«Gagner, gagner, gagner»: comme tous les sprinteurs, Tyler Farrar a un leitmotiv qui le guide à l'approche d'un sprint et qui va crescendo, dans une montée d'adrénaline qui culmine quand on franchit, en tête de préférence, la limite tant convoitée.

À partir de lundi à l'arrivée de la 3e étape à Redon, le Tour de France offrira la part belle à la caste particulière des sprinteurs pendant plusieurs étapes avant les premières difficultés du Massif Central. Les Cavendish, Farrar, Petacchi ou Greipel notamment laisseront parler leur instinct.

Tous le disent, dans les 500 derniers mètres, c'est certes la puissance de leurs jambes qui parle mais surtout l'instinct, leurs sensations qui les mènent.

«La plupart des vrais sprinteurs ont cet instinct en eux. Mais il faut savoir l'amener à la perfection, bien gérer le stress et l'adrénaline qui montent», explique Erik Zabel, ancien maître de l'exercice, six fois maillot vert du Tour de France et aujourd'hui dans l'encadrement de l'équipe HTC de Mark Cavendish.

Un sprint commence en réalité bien avant la confrontation directe des spécialistes.

Le «train», l'ensemble des membres d'une équipe roulant à tour de rôle pour bien placer leur champion et le protéger des adversaires, se met en place dans les vingt derniers kilomètres. Les formations rivales se livrent à un jeu de frottement pour imposer leur cadence et leur place.

«Avec une bonne équipe, ça allège les décisions, on peut faire confiance, explique Farrar. Ensuite, il faut anticiper, essayer de se placer pour être au bon endroit au bon moment».

Irrationnel

«Il y a des automatismes, une +checklist+ qu'on passe dans la tête: est-ce que je suis bien placé? Où sont mes concurrents? Mes partenaires?», raconte Zabel. «Tous les 500 mètres, la situation change et on refait cette liste pour tirer le maximum de la situation», poursuit-il.

«On ne reconnaît rien à part une zone de quelques mètres autour de soi.
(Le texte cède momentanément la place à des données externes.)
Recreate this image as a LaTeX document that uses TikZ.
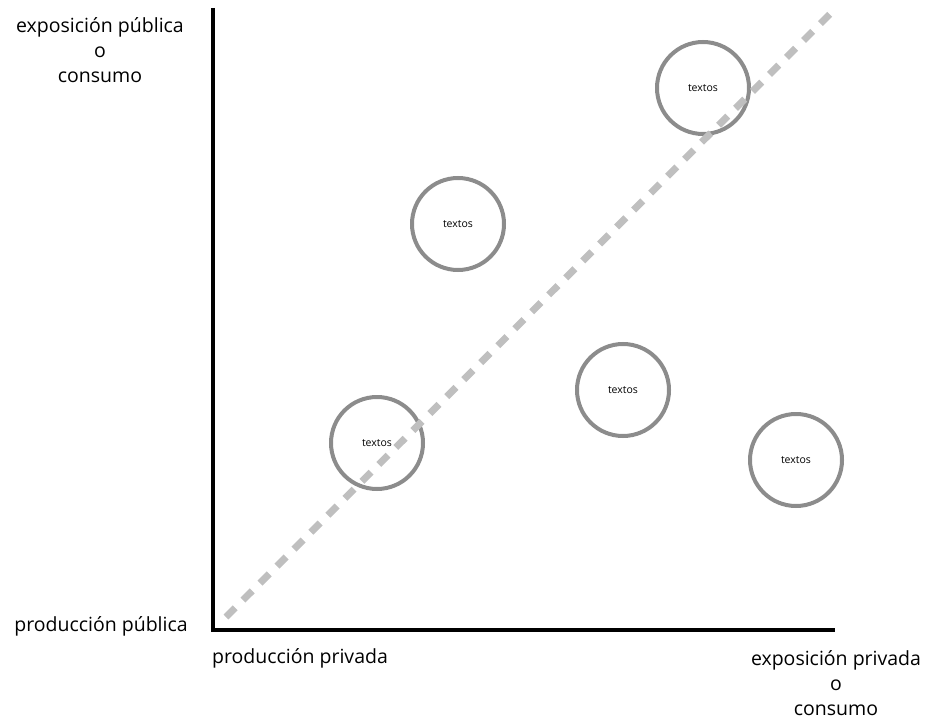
\documentclass[tikz,border=0pt]{standalone}
\usepackage{fontspec}
\setmainfont{Open Sans}
\begin{document}
\begin{tikzpicture}[x=1pt,y=-1pt,
  axis/.style={line width=4pt,black},
  diag/.style={line width=7pt,color=black!25,dash pattern=on 13pt off 11pt},
  bubble/.style={circle,draw=black!45,line width=4pt,minimum size=92pt,inner sep=0pt,font=\fontsize{10.5}{12}\selectfont},
  lbl/.style={font=\fontsize{19.5}{25}\selectfont,align=center,inner sep=0pt}]
\useasboundingbox (0,0) rectangle (925,719);
\coordinate (top) at (213,8);
\coordinate (org) at (213,630);
\coordinate (right) at (835,630);
\coordinate (ds) at (226,617);
\coordinate (de) at (834,10);
\node[bubble] (c1) at (703,88) {textos};
\node[bubble] (c2) at (458,224) {textos};
\node[bubble] (c3) at (623,390) {textos};
\node[bubble] (c4) at (377,443) {textos};
\node[bubble] (c5) at (796,460) {textos};
\draw[diag] (ds) -- (de);
\draw[axis,line join=miter] (top) -- (org) -- (right);
\node[lbl] (yl) at (100,50) {exposición pública\\o\\consumo};
\node[lbl] (ol) at (101,626) {producción pública};
\node[lbl] (xl) at (300,658) {producción privada};
\node[lbl] (xr) at (836,683) {exposición privada\\o\\consumo};
\end{tikzpicture}
\end{document}
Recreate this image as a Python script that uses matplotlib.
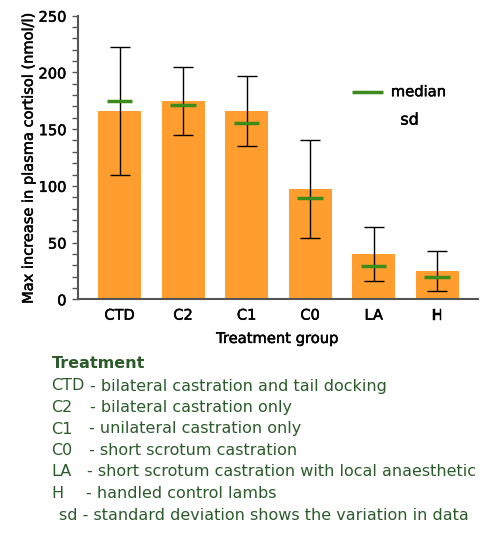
import matplotlib
matplotlib.use("Agg")
import matplotlib.pyplot as plt
from matplotlib.ticker import MultipleLocator
import matplotlib.patheffects as pe

categories = ["CTD", "C2", "C1", "C0", "LA", "H"]
means = [166, 175, 166, 97, 40, 25]
sds = [56, 30, 31, 43, 24, 18]
medians = [175, 171, 155, 89, 29, 20]

legend_codes = ["CTD", "C2", "C1", "C0", "LA", "H"]
legend_descs = [
    "- bilateral castration and tail docking",
    "- bilateral castration only",
    "- unilateral castration only",
    "- short scrotum castration",
    "- short scrotum castration with local anaesthetic",
    "- handled control lambs",
]
sd_note = "sd - standard deviation shows the variation in data"

BAR = "#FF9E2F"
GREEN = "#3C8C1C"
TXTGREEN = "#2B5B2B"
AXC = "#555555"

plt.rcParams['font.family'] = ['DejaVu Sans']
fig = plt.figure(figsize=(5.03, 5.42), dpi=100)
ax = fig.add_axes([0.1545, 0.4478, 0.7955, 0.5232])

heavy = [pe.withStroke(linewidth=0.35, foreground='black')]

x = list(range(len(categories)))
ax.bar(x, means, width=0.68, color=BAR, zorder=1)
ax.errorbar(x, means, yerr=sds, fmt='none', ecolor='black', elinewidth=1,
            capsize=7.5, capthick=1, zorder=3)
ax.hlines(medians, [i - 0.2 for i in x], [i + 0.2 for i in x], colors=GREEN,
          linewidth=2.5, zorder=4)

ax.set_xlim(-0.66, 5.64)
ax.set_ylim(0, 250)
ax.yaxis.set_major_locator(MultipleLocator(50))
ax.yaxis.set_minor_locator(MultipleLocator(10))
ax.set_xticks(x)
ax.set_xticklabels(categories)
ax.tick_params(axis='x', length=0, labelsize=10.5, pad=6)
ax.tick_params(axis='y', which='both', length=4, color=AXC, width=1, labelsize=10.5, pad=4)
for lbl in ax.get_xticklabels() + ax.get_yticklabels():
    lbl.set_path_effects(heavy)
for s in ['top', 'right']:
    ax.spines[s].set_visible(False)
for s in ['left', 'bottom']:
    ax.spines[s].set_color(AXC)
    ax.spines[s].set_linewidth(1.5)

xl = ax.set_xlabel("Treatment group", fontsize=10.6, labelpad=6)
yl = ax.set_ylabel("Max increase in plasma cortisol (nmol/l)", fontsize=10.5, labelpad=2)
xl.set_path_effects(heavy)
yl.set_path_effects(heavy)

# legend
ax.hlines([183], [3.66], [4.15], colors=GREEN, linewidth=2.5)
t1 = ax.text(4.27, 183, "median", fontsize=10.6, va='center', ha='left')
t2 = ax.text(4.42, 158, "sd", fontsize=11.5, va='center', ha='left')
t1.set_path_effects(heavy)
t2.set_path_effects(heavy)

# bottom text
W, H = 503, 542
def fy(py):
    return 1 - py / H
fig.text(52 / W, fy(364), "Treatment", fontsize=11.5, fontweight='bold',
         color=TXTGREEN, va='center')
ys = [386, 407.5, 429, 450.5, 472, 493.5]
dash_x = [90.5, 90, 89, 89, 87, 86]
for code, desc, py, dx in zip(legend_codes, legend_descs, ys, dash_x):
    fig.text(51 / W, fy(py), code, fontsize=11.5, color=TXTGREEN, va='center')
    fig.text(dx / W, fy(py), desc, fontsize=11.5, color=TXTGREEN, va='center')
fig.text(59 / W, fy(516), sd_note, fontsize=11.5, color=TXTGREEN, va='center')

fig.savefig("out.png", dpi=100)
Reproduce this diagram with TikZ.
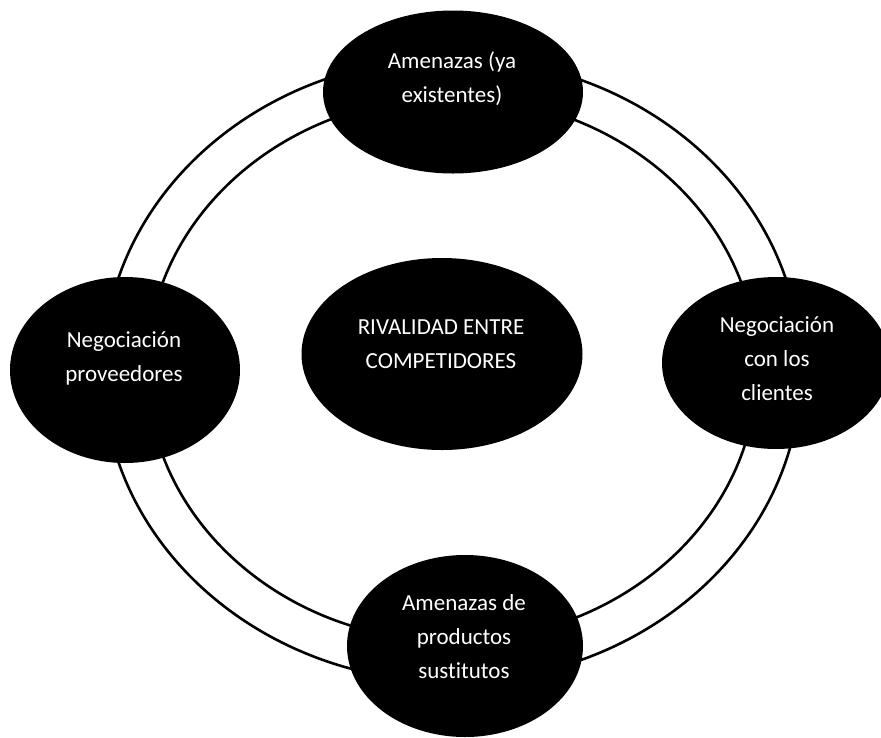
\documentclass[tikz,border=0pt]{standalone}
\usepackage{fontspec}
\setmainfont{Carlito}[Ligatures=CommonOff]
\usetikzlibrary{shapes.geometric}
\begin{document}
\begin{tikzpicture}[x=1pt,y=-1pt,
  ring/.style={ellipse, draw=black, line width=2.6pt, inner sep=0pt, outer sep=0pt},
  blob/.style={ellipse, fill=black, draw=none, inner sep=0pt, outer sep=0pt},
  lbl/.style={text=white, align=center, inner sep=0pt, font=\fontsize{23}{34}\selectfont}
]
\useasboundingbox[fill=white] (0,0) rectangle (881,737);
% ring
\node[ring, minimum width=698pt, minimum height=624pt] (outer) at (452,370) {};
\node[ring, minimum width=610pt, minimum height=544pt] (inner) at (452,369) {};
% ellipses
\node[blob, minimum width=260pt, minimum height=163pt] (top) at (453,92) {};
\node[blob, minimum width=230pt, minimum height=186pt] (left) at (125,370) {};
\node[blob, minimum width=228pt, minimum height=172pt] (right) at (776,363) {};
\node[blob, minimum width=236pt, minimum height=182pt] (bottom) at (465,646) {};
\node[blob, minimum width=281pt, minimum height=192pt] (center) at (442,354) {};
% labels
\node[lbl] (ttop) at (452,78.6) {\strut Amenazas (ya\\\strut existentes)};
\node[lbl] (tleft) at (124,357.6) {\strut Negociación\\\strut proveedores};
\node[lbl] (tright) at (777,359.6) {\strut Negociación\\\strut con los\\\strut clientes};
\node[lbl] (tbottom) at (464,637.6) {\strut Amenazas de\\\strut productos\\\strut sustitutos};
\node[lbl] (tcenter) at (441,344.6) {\strut RIVALIDAD ENTRE\\\strut COMPETIDORES};
\end{tikzpicture}
\end{document}
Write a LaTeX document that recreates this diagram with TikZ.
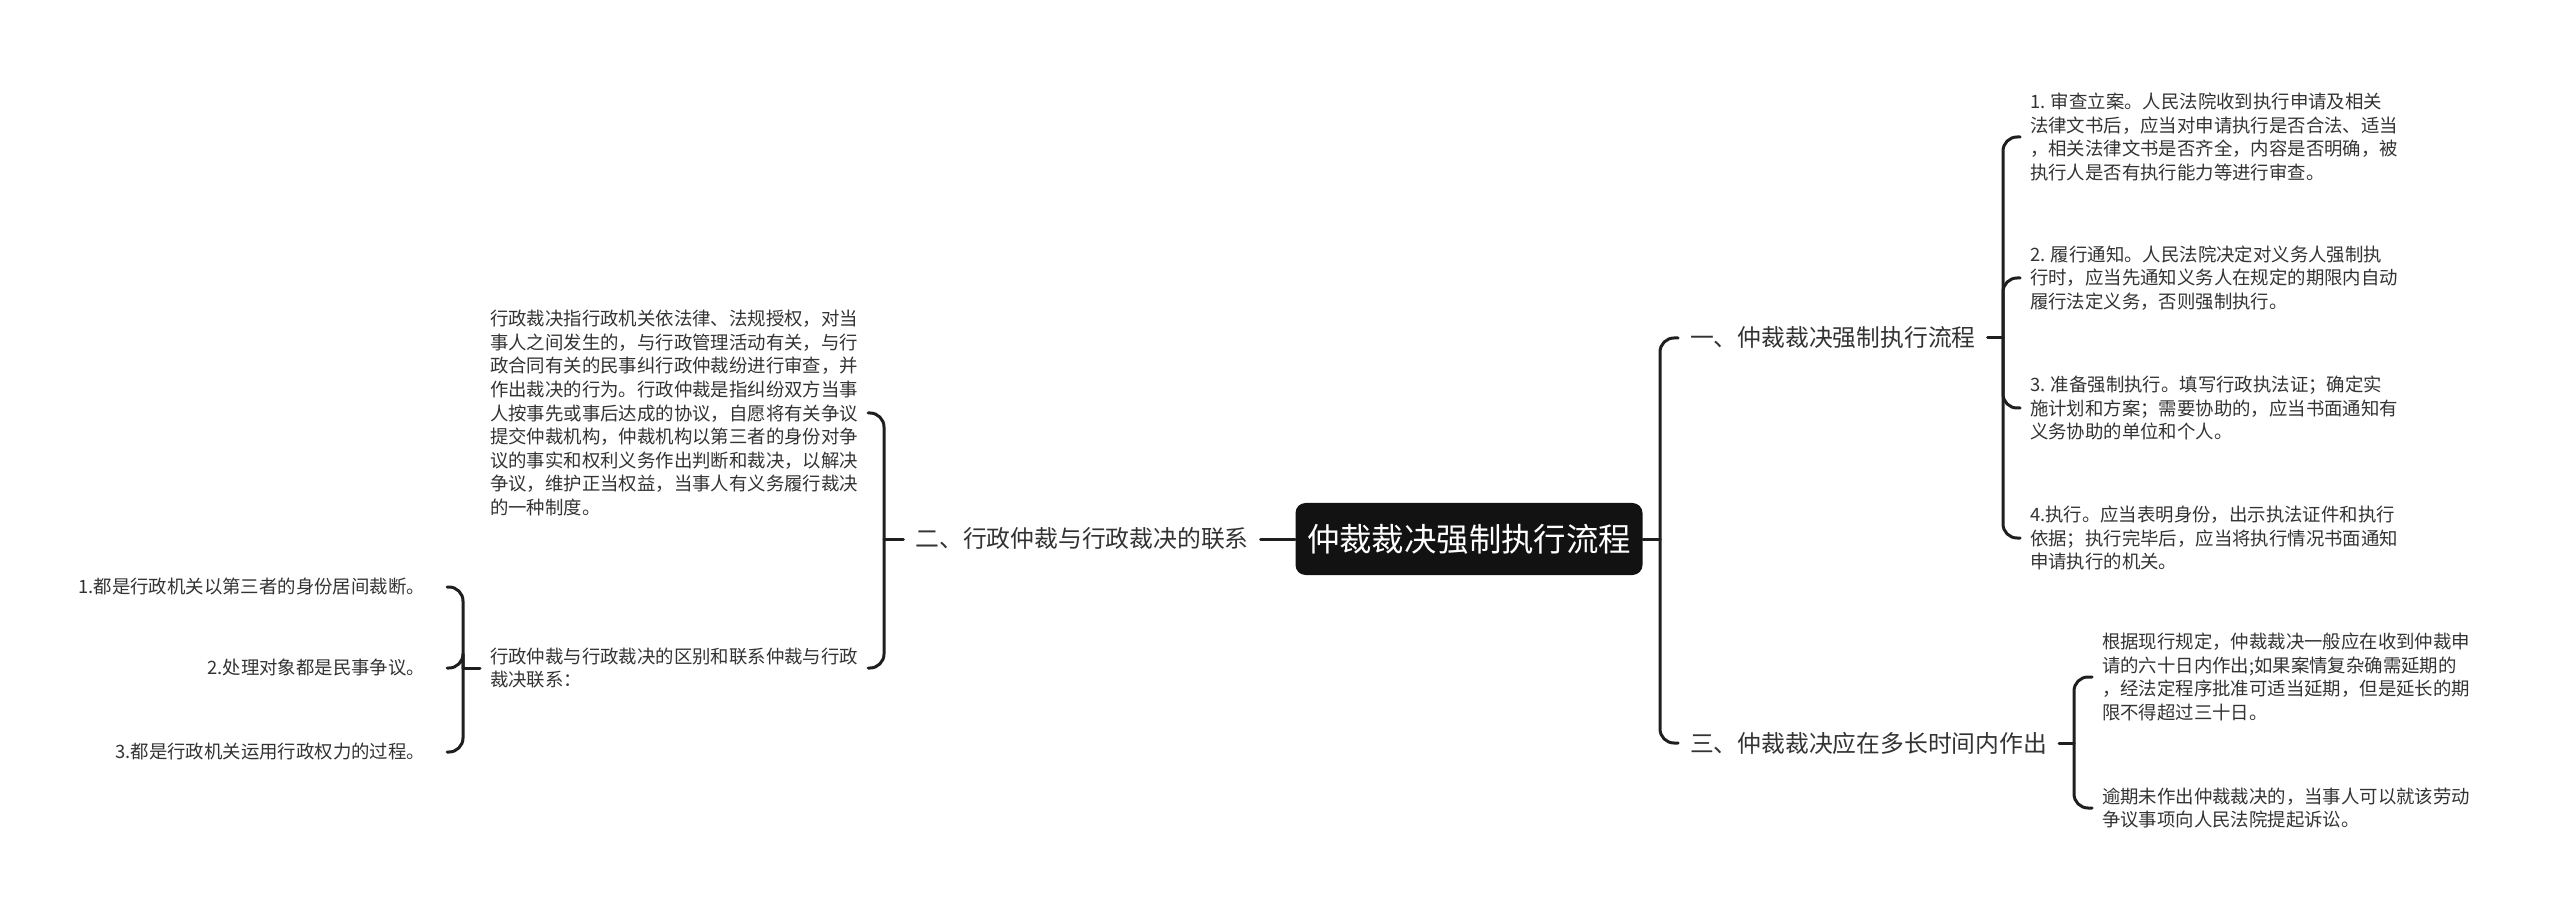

On essaie de se repérer: +on a passé tel pont, il reste trois ronds-points+ et on compte 1, 2, 3... Je faisais ça dans les cinq derniers kilomètres mais au Tour de France, c'est plus tôt, dans les 15 derniers kilomètres», précise l'Allemand.

Pendant que le sprinteur les suit presque aveuglément, ses partenaires s'écartent tour à tour. Le rythme de la course augmente, la tension aussi.

Puis dans les 500 derniers mètres, les sprinteurs sont lâchés. «Là, il ne faut pas penser, ni avoir peur. On roule à l'instinct», explique Farrar.

Les nerfs prennent parfois le dessus: sur le Tour 1997, Tom Steels avait jeté son bidon en direction de Frédéric Moncassin, Cavendish avait adressé un bras d'honneur après une victoire dans le Tour de Suisse 2009, parfois aussi les coups de tête s'échangent comme l'an dernier sur le Tour entre Mark Renshaw et Julian Dean, les «lanceurs» de Cavendish et Farrar...

«Ce stress, cette adrénaline accumulés doivent sortir, c'est pour ça qu'il y a parfois des gestes étranges, explique Zabel. Pour la plupart des sprinteurs, c'est un peu comme une drogue, c'est un frisson qu'on ne connaît pas dans la vie normale».